### Your objective
Write out the full listing exactly as given, minus the images.

### Dataset excerpt
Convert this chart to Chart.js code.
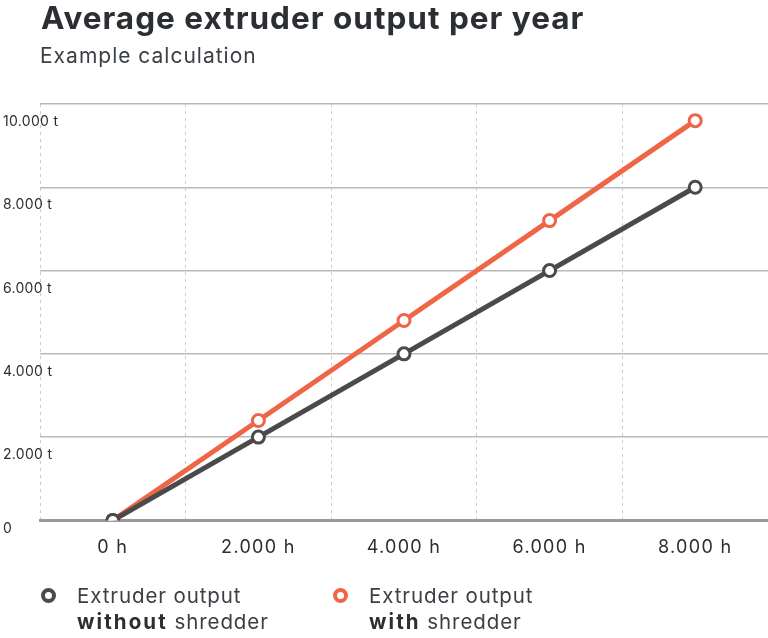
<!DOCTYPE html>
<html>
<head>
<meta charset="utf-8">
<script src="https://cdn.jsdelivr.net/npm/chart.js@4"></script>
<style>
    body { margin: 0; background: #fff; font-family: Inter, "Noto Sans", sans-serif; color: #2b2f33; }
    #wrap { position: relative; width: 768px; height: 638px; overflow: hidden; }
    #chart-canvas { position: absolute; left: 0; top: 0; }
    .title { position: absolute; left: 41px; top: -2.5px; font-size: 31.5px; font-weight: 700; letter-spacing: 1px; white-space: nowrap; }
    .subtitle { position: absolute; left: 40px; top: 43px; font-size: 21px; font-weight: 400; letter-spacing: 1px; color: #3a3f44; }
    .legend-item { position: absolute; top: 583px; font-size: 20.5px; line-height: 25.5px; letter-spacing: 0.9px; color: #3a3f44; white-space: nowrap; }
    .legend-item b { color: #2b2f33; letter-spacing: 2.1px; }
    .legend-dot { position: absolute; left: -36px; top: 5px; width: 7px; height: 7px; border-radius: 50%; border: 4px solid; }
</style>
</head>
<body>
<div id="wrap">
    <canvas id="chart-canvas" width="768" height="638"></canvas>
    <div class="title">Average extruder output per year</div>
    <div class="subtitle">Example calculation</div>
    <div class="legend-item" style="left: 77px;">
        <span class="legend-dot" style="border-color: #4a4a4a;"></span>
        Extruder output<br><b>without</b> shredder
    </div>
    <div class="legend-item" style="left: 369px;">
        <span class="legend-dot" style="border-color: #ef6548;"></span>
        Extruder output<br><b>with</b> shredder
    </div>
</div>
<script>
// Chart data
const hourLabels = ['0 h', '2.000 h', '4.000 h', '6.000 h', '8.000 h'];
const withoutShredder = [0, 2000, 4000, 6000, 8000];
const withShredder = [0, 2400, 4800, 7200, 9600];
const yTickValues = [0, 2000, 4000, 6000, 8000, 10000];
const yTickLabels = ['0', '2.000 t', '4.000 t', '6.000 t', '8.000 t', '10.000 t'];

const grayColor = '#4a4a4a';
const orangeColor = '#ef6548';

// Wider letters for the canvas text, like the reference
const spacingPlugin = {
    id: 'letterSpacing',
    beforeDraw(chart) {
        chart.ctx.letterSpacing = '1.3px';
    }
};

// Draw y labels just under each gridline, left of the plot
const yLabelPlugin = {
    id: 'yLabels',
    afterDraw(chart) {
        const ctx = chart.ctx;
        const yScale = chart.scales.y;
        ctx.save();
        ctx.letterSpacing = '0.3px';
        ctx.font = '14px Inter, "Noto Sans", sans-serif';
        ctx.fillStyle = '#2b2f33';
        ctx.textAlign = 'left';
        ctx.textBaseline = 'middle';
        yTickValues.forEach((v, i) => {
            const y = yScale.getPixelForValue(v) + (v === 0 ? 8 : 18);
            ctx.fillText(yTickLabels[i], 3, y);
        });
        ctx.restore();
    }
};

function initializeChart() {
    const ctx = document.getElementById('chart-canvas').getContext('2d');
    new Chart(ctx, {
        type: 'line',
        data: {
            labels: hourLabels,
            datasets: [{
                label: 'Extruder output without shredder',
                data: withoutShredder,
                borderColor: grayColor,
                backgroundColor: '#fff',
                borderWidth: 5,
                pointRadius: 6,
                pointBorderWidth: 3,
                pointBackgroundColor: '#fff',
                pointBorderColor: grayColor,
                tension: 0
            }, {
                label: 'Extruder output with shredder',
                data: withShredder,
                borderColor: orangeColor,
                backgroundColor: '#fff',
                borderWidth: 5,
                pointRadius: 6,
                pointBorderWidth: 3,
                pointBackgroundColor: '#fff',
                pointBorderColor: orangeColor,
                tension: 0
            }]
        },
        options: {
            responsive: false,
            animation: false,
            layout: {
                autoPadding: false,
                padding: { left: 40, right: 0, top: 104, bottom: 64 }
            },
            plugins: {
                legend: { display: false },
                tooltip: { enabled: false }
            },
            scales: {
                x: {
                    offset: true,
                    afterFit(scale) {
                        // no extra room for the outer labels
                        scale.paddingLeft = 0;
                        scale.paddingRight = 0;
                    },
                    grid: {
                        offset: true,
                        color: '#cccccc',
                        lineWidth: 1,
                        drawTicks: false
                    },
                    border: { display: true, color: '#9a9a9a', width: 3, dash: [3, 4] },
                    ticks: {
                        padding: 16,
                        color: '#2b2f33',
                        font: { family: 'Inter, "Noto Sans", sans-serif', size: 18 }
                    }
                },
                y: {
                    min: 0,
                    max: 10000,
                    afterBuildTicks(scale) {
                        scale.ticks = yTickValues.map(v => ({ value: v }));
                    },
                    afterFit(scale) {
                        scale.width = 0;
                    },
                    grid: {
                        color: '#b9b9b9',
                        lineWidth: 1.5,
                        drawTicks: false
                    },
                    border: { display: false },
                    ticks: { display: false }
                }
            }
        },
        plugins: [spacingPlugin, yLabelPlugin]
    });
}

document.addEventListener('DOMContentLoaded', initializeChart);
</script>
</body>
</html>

### The completed task
Convert this chart to Chart.js code.
<!DOCTYPE html>
<html>
<head>
<meta charset="utf-8">
<script src="https://cdn.jsdelivr.net/npm/chart.js@4"></script>
<style>
    body { margin: 0; background: #fff; font-family: Inter, "Noto Sans", sans-serif; color: #2b2f33; }
    #wrap { position: relative; width: 768px; height: 638px; overflow: hidden; }
    #chart-canvas { position: absolute; left: 0; top: 0; }
    .title { position: absolute; left: 41px; top: -2.5px; font-size: 31.5px; font-weight: 700; letter-spacing: 1px; white-space: nowrap; }
    .subtitle { position: absolute; left: 40px; top: 43px; font-size: 21px; font-weight: 400; letter-spacing: 1px; color: #3a3f44; }
    .legend-item { position: absolute; top: 583px; font-size: 20.5px; line-height: 25.5px; letter-spacing: 0.9px; color: #3a3f44; white-space: nowrap; }
    .legend-item b { color: #2b2f33; letter-spacing: 2.1px; }
    .legend-dot { position: absolute; left: -36px; top: 5px; width: 7px; height: 7px; border-radius: 50%; border: 4px solid; }
</style>
</head>
<body>
<div id="wrap">
    <canvas id="chart-canvas" width="768" height="638"></canvas>
    <div class="title">Average extruder output per year</div>
    <div class="subtitle">Example calculation</div>
    <div class="legend-item" style="left: 77px;">
        <span class="legend-dot" style="border-color: #4a4a4a;"></span>
        Extruder output<br><b>without</b> shredder
    </div>
    <div class="legend-item" style="left: 369px;">
        <span class="legend-dot" style="border-color: #ef6548;"></span>
        Extruder output<br><b>with</b> shredder
    </div>
</div>
<script>
// Chart data
const hourLabels = ['0 h', '2.000 h', '4.000 h', '6.000 h', '8.000 h'];
const withoutShredder = [0, 2000, 4000, 6000, 8000];
const withShredder = [0, 2400, 4800, 7200, 9600];
const yTickValues = [0, 2000, 4000, 6000, 8000, 10000];
const yTickLabels = ['0', '2.000 t', '4.000 t', '6.000 t', '8.000 t', '10.000 t'];

const grayColor = '#4a4a4a';
const orangeColor = '#ef6548';

// Wider letters for the canvas text, like the reference
const spacingPlugin = {
    id: 'letterSpacing',
    beforeDraw(chart) {
        chart.ctx.letterSpacing = '1.3px';
    }
};

// Draw y labels just under each gridline, left of the plot
const yLabelPlugin = {
    id: 'yLabels',
    afterDraw(chart) {
        const ctx = chart.ctx;
        const yScale = chart.scales.y;
        ctx.save();
        ctx.letterSpacing = '0.3px';
        ctx.font = '14px Inter, "Noto Sans", sans-serif';
        ctx.fillStyle = '#2b2f33';
        ctx.textAlign = 'left';
        ctx.textBaseline = 'middle';
        yTickValues.forEach((v, i) => {
            const y = yScale.getPixelForValue(v) + (v === 0 ? 8 : 18);
            ctx.fillText(yTickLabels[i], 3, y);
        });
        ctx.restore();
    }
};

function initializeChart() {
    const ctx = document.getElementById('chart-canvas').getContext('2d');
    new Chart(ctx, {
        type: 'line',
        data: {
            labels: hourLabels,
            datasets: [{
                label: 'Extruder output without shredder',
                data: withoutShredder,
                borderColor: grayColor,
                backgroundColor: '#fff',
                borderWidth: 5,
                pointRadius: 6,
                pointBorderWidth: 3,
                pointBackgroundColor: '#fff',
                pointBorderColor: grayColor,
                tension: 0
            }, {
                label: 'Extruder output with shredder',
                data: withShredder,
                borderColor: orangeColor,
                backgroundColor: '#fff',
                borderWidth: 5,
                pointRadius: 6,
                pointBorderWidth: 3,
                pointBackgroundColor: '#fff',
                pointBorderColor: orangeColor,
                tension: 0
            }]
        },
        options: {
            responsive: false,
            animation: false,
            layout: {
                autoPadding: false,
                padding: { left: 40, right: 0, top: 104, bottom: 64 }
            },
            plugins: {
                legend: { display: false },
                tooltip: { enabled: false }
            },
            scales: {
                x: {
                    offset: true,
                    afterFit(scale) {
                        // no extra room for the outer labels
                        scale.paddingLeft = 0;
                        scale.paddingRight = 0;
                    },
                    grid: {
                        offset: true,
                        color: '#cccccc',
                        lineWidth: 1,
                        drawTicks: false
                    },
                    border: { display: true, color: '#9a9a9a', width: 3, dash: [3, 4] },
                    ticks: {
                        padding: 16,
                        color: '#2b2f33',
                        font: { family: 'Inter, "Noto Sans", sans-serif', size: 18 }
                    }
                },
                y: {
                    min: 0,
                    max: 10000,
                    afterBuildTicks(scale) {
                        scale.ticks = yTickValues.map(v => ({ value: v }));
                    },
                    afterFit(scale) {
                        scale.width = 0;
                    },
                    grid: {
                        color: '#b9b9b9',
                        lineWidth: 1.5,
                        drawTicks: false
                    },
                    border: { display: false },
                    ticks: { display: false }
                }
            }
        },
        plugins: [spacingPlugin, yLabelPlugin]
    });
}

document.addEventListener('DOMContentLoaded', initializeChart);
</script>
</body>
</html>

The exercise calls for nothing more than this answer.